Friday, May 06, 2005

ayeee... gourddd...uhhh... jhorbb.
yeah.

for the first time, i'm looking forward to it.
to think i was dreading going to work last week.

well.. i guess circumstances do change you outlook on things.
since i want to get my racket, i shall work for it. :)
work work.

but come to think of it, i already had enough money before taking on this job.
oh wait. i still have enough money.

the point is that when the money is so hard earned(by yourself), there is a little reluctance in spending. (plus the fact that sometimes you get cheated by some niao people of your OT hours and stuff !@^%$&*^!)
just a little tinge of guilt knowing that you just spend 3 days pay on a piece of metal that probably cost a fraction to make.

but thank goodness for the satisfaction after. x)

off to work on monday.
then school after the next 2-3 weeks.

less time to spend with the love of my life.
sigh.
morning sessions shall be shortened.
but yea.... a man's gotta do what a man's gotta do. ^^

so i shall spend extra time with her today.
although i think i'll get a headache after.

how can you not love her.
her face lights up every time you push the right buttons. ;)

well said.
like a true no life person.
but at the moment, that's not lying. x)

Wednesday, May 04, 2005

i miss rugby.
its been what... 3 years?
since i ended my 7 year stint.
somehow i wonder what would have happened if i didn't quit rugby.

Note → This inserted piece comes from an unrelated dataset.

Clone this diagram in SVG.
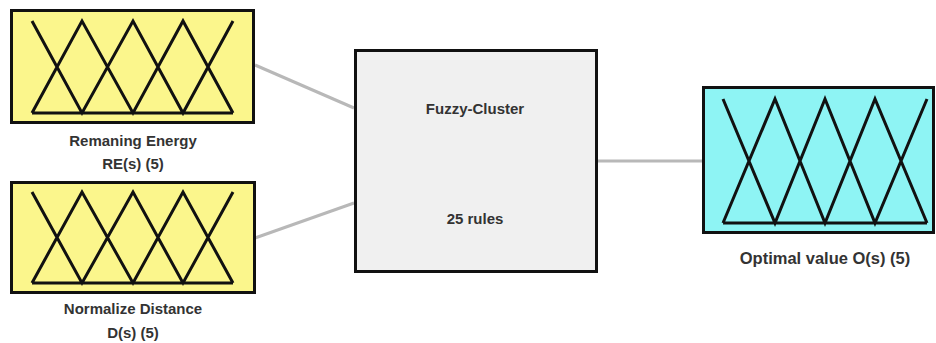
<svg xmlns="http://www.w3.org/2000/svg" width="936" height="343" viewBox="0 0 936 343">
<style>
.box{stroke:#111;stroke-width:3}
.in{fill:#fbf68c}
.out{fill:#8ef4f4}
.ctr{fill:#f0f0f0}
.mf{fill:none;stroke:#111;stroke-width:3;stroke-linejoin:miter}
.conn{stroke:#b8b8b8;stroke-width:3;fill:none}
text{font-family:"Liberation Sans",Arial,sans-serif;font-weight:bold;font-size:15px;fill:#333;text-anchor:middle}
.big{font-size:16.5px}
</style>
<rect width="936" height="343" fill="#fff"/>
<g id="connectors">
<line class="conn" x1="255" y1="65" x2="354" y2="108"/>
<line class="conn" x1="255" y1="238" x2="354" y2="203"/>
<line class="conn" x1="597" y1="161" x2="704" y2="161"/>
</g>
<g id="remaining-energy">
<rect class="box in" x="11.5" y="10.5" width="242" height="112"/>
<path class="mf" d="M32,21 L82,113 L133,21 L183,113 L233,21 M32,113 L82,21 L133,113 L183,21 L233,113 M32,113 L233,113"/>
<text x="133" y="146">Remaning Energy</text>
<text x="133" y="169">RE(s) (5)</text>
</g>
<g id="normalize-distance">
<rect class="box in" x="11.5" y="182.5" width="243" height="110"/>
<path class="mf" d="M32,192 L82,283 L133,192 L183,283 L233,192 M32,283 L82,192 L133,283 L183,192 L233,283 M32,283 L233,283"/>
<text x="133" y="314">Normalize Distance</text>
<text x="133" y="338">D(s) (5)</text>
</g>
<g id="fuzzy-cluster">
<rect class="box ctr" x="355.5" y="50.5" width="241" height="221"/>
<text x="475" y="114">Fuzzy-Cluster</text>
<text x="475" y="224">25 rules</text>
</g>
<g id="optimal-value">
<rect class="box out" x="703.5" y="87.5" width="230" height="145"/>
<path class="mf" d="M723,99 L775,223 L825,99 L875,223 L927,99 M723,223 L775,99 L825,223 L875,99 L927,223 M723,223 L927,223"/>
<text class="big" x="825" y="264">Optimal value O(s) (5)</text>
</g>
</svg>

maybe i'd have gotten a girl.
maybe i'd be a little heavier in muscle mass to fit the role.
maybe i'd be held a little higher in recognition than being the choir boy who keeps getting asked by people to "sing something!" for them.
maybe i'd be a little duller in the head(at the end of sec school) after seeing the inverse relationship - ability vs intelligence that significantly showed during the last 2 years of so-called-career.

plenty of 'maybe's to go around.
but since when did that matter?
i just thought up of that list during the last 5 minutes for blogging material sake.

it wasn't what could have happened, because you can't miss something that never happened.

i miss an outlet.
i miss the freedom of restricted hurting people and getting hurt back without being charged for assault.
i miss knocking other people's brains out at the expense of mine(not that it'll be a great loss).

which is why last year i had so much fun when it was the rugby module for pe. ben can vouch for that. x)

maybe i'll join rugby when i get into poly.
but they say they've got selections. :(
oh wait. isn't it more likely to not be able to get into badminton?
sigh.

maybeee...

Tuesday, May 03, 2005

mister wee kim wee died-ded.
honestly, i didn't even know how he looked like until i read the papers.

reading the papers about all that about him being really down-to-earth, a people's president...
he was probably a pretty good president.
but he's a retard.

he bought a new mercs to trade it with his daughter's 2 year old one.
what a retard.
+ if money is present, thou shalt not buy a merc.

but yea.
what a very very nice retard. x)

caught xxx2 today.
it was reasonable. come to think of it.
above expectations.
or may its just the inclination to big explosions and hot cars.

hm.

Monday, May 02, 2005

ever since i laid my eyes on her,
i knew she was the one.
ivory complexion complementing silver streaks framing her face;
svelte body almost weightless in my arms.


the new object of my desire.

i need an n-code 90 badminton racquet
but parting with 127bucks is a steep.

i went to chill with dan today, sitting around at coffeeclub at wisma, because the one at paragon was packed.
bloody public holidays.
was basically just to get some inspiration for my submission for sajc lifescience programme logo design competition. just trying my luck.

and we just HAD to walk past stadium at taka.
i wish i never stepped into the shop.
i wish i never laid my eyes on that racquet.

now i just have to get it.
blast it.

Sunday, May 01, 2005

forget about the last post.
one of those little bouts of boredom. x)

8th may 2005, mother's day.
1st may 2005, labour day.
just realised how apt the timing is.

today was our church's 18th anniversary.
i've spent 17 at the same building.
same rooms, same curtain in the children's singing room.
can't help but have a certain sense of attachment to the place.

dan ng brought kid pictures to church today.
i was really funny... and er... weird.